▶ _Brief_:
Copy nothing but the stretch that opens with the line containing "Give me the TikZ source for this diagram." and closes with the line containing "Clone this diagram in TikZ.". Keep pictures out.

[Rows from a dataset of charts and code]
====
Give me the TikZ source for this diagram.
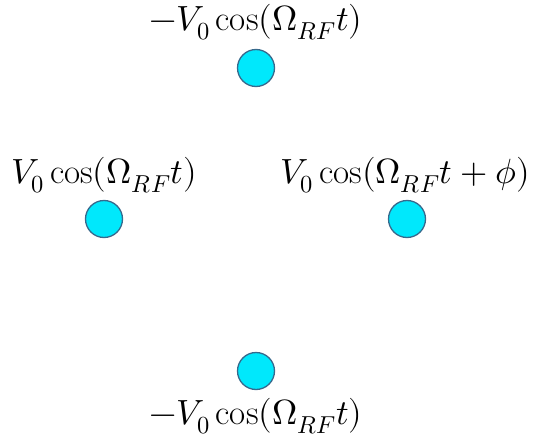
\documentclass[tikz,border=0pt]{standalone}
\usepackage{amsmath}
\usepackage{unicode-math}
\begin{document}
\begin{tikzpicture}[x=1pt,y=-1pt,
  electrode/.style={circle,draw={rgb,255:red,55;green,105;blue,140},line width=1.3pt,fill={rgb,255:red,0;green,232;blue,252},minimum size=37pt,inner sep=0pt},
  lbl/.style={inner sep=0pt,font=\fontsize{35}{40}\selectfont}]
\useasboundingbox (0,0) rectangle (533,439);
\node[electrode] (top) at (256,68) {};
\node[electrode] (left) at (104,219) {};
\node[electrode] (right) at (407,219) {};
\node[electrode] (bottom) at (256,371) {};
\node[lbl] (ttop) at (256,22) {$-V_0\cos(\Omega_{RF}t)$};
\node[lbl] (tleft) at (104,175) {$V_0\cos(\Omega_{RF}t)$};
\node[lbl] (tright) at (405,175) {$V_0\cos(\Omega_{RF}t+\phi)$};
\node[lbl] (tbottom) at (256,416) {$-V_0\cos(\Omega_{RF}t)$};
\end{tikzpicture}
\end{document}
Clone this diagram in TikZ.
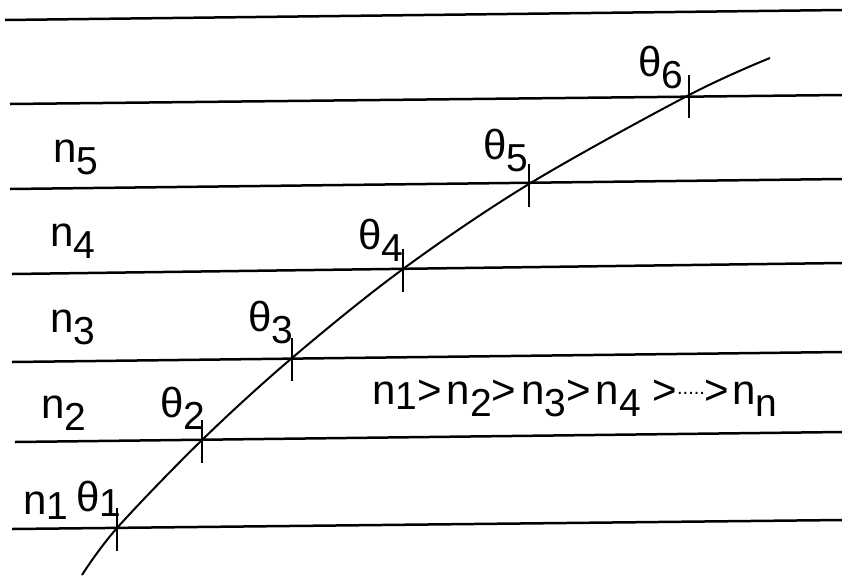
====
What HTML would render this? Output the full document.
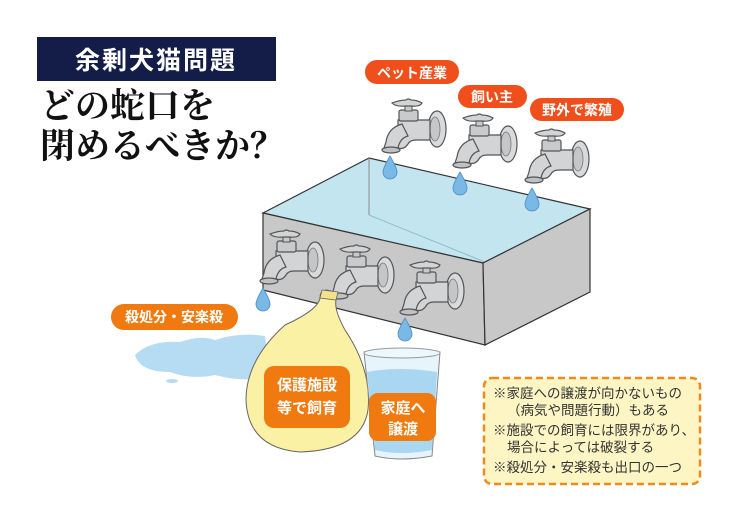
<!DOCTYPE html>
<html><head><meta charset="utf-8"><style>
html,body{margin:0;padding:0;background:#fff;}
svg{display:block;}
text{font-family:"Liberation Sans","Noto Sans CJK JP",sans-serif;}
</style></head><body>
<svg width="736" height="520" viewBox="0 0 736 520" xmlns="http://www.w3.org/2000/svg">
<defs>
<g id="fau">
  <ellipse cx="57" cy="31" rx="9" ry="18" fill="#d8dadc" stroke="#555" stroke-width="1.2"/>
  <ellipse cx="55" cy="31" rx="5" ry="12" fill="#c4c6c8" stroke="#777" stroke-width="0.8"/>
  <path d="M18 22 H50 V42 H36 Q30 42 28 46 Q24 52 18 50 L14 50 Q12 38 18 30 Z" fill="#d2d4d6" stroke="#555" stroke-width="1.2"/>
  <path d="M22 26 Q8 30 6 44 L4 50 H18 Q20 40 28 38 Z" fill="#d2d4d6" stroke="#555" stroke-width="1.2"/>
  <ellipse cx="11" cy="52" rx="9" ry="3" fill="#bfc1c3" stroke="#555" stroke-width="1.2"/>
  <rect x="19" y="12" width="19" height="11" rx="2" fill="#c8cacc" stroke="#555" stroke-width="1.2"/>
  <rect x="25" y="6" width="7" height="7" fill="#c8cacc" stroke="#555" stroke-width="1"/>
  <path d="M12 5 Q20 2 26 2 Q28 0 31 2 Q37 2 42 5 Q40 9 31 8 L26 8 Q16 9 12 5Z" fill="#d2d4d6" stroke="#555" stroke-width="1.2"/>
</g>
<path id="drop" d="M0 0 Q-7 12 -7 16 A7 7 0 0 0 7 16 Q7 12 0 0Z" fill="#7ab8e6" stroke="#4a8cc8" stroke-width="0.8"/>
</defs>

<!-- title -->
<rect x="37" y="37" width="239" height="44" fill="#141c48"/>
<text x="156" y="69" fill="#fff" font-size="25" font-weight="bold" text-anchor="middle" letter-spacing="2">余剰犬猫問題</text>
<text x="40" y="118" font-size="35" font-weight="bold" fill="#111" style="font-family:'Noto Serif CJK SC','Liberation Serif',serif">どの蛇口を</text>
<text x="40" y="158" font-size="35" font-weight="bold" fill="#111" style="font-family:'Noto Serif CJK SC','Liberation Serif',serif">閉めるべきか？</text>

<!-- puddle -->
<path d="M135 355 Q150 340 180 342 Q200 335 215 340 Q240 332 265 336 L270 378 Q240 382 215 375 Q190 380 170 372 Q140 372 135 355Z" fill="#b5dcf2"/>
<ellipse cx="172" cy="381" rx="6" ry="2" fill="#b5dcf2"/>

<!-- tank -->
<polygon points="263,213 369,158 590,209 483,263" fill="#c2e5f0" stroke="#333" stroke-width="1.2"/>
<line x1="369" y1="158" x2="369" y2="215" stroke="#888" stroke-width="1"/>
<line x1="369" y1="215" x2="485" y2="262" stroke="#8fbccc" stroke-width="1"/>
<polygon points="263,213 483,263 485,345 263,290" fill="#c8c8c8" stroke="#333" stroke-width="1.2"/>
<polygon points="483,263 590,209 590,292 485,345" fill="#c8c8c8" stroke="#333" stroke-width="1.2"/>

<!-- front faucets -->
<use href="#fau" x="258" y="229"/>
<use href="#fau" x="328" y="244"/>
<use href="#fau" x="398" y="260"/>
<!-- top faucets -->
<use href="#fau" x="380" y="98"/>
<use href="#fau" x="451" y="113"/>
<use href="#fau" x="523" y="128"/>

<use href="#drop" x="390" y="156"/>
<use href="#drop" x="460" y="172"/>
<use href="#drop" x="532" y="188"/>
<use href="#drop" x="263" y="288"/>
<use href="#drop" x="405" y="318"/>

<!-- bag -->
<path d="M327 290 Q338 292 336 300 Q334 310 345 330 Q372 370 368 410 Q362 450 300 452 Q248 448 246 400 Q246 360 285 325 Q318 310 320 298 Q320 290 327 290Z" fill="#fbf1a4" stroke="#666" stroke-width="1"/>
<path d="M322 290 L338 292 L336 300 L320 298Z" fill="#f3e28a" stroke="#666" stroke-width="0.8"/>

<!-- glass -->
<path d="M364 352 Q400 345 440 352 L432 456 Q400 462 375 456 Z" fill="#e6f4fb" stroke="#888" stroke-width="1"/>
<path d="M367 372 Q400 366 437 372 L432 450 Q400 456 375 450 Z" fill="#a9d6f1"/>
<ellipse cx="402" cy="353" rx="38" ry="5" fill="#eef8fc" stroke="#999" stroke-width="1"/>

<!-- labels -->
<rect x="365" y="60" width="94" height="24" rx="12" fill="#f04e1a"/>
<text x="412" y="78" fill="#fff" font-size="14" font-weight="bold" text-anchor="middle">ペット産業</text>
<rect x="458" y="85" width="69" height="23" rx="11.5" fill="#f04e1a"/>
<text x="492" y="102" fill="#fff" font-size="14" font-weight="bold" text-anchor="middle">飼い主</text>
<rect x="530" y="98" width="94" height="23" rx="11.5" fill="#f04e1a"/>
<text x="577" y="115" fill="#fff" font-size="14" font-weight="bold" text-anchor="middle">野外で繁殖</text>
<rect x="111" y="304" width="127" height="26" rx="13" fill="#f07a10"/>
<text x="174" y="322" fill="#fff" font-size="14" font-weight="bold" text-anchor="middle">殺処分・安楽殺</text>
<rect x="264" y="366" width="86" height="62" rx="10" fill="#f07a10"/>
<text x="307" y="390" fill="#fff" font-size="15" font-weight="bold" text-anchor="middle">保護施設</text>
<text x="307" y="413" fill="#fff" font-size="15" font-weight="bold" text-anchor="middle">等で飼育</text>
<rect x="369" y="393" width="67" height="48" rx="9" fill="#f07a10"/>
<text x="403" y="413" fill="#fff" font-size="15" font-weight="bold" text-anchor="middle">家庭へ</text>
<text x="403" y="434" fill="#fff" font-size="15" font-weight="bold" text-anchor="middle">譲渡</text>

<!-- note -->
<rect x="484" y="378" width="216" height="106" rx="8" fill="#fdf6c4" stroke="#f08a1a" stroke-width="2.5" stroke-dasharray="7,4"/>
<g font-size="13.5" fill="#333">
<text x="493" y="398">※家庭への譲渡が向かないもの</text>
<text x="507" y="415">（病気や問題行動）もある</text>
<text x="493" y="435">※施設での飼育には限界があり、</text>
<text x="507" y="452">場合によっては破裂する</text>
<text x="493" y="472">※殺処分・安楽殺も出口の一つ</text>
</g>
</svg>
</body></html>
====
▶ _Finished answer_:
Give me the TikZ source for this diagram.
\documentclass[tikz,border=0pt]{standalone}
\usepackage{amsmath}
\usepackage{unicode-math}
\begin{document}
\begin{tikzpicture}[x=1pt,y=-1pt,
  electrode/.style={circle,draw={rgb,255:red,55;green,105;blue,140},line width=1.3pt,fill={rgb,255:red,0;green,232;blue,252},minimum size=37pt,inner sep=0pt},
  lbl/.style={inner sep=0pt,font=\fontsize{35}{40}\selectfont}]
\useasboundingbox (0,0) rectangle (533,439);
\node[electrode] (top) at (256,68) {};
\node[electrode] (left) at (104,219) {};
\node[electrode] (right) at (407,219) {};
\node[electrode] (bottom) at (256,371) {};
\node[lbl] (ttop) at (256,22) {$-V_0\cos(\Omega_{RF}t)$};
\node[lbl] (tleft) at (104,175) {$V_0\cos(\Omega_{RF}t)$};
\node[lbl] (tright) at (405,175) {$V_0\cos(\Omega_{RF}t+\phi)$};
\node[lbl] (tbottom) at (256,416) {$-V_0\cos(\Omega_{RF}t)$};
\end{tikzpicture}
\end{document}
Clone this diagram in TikZ.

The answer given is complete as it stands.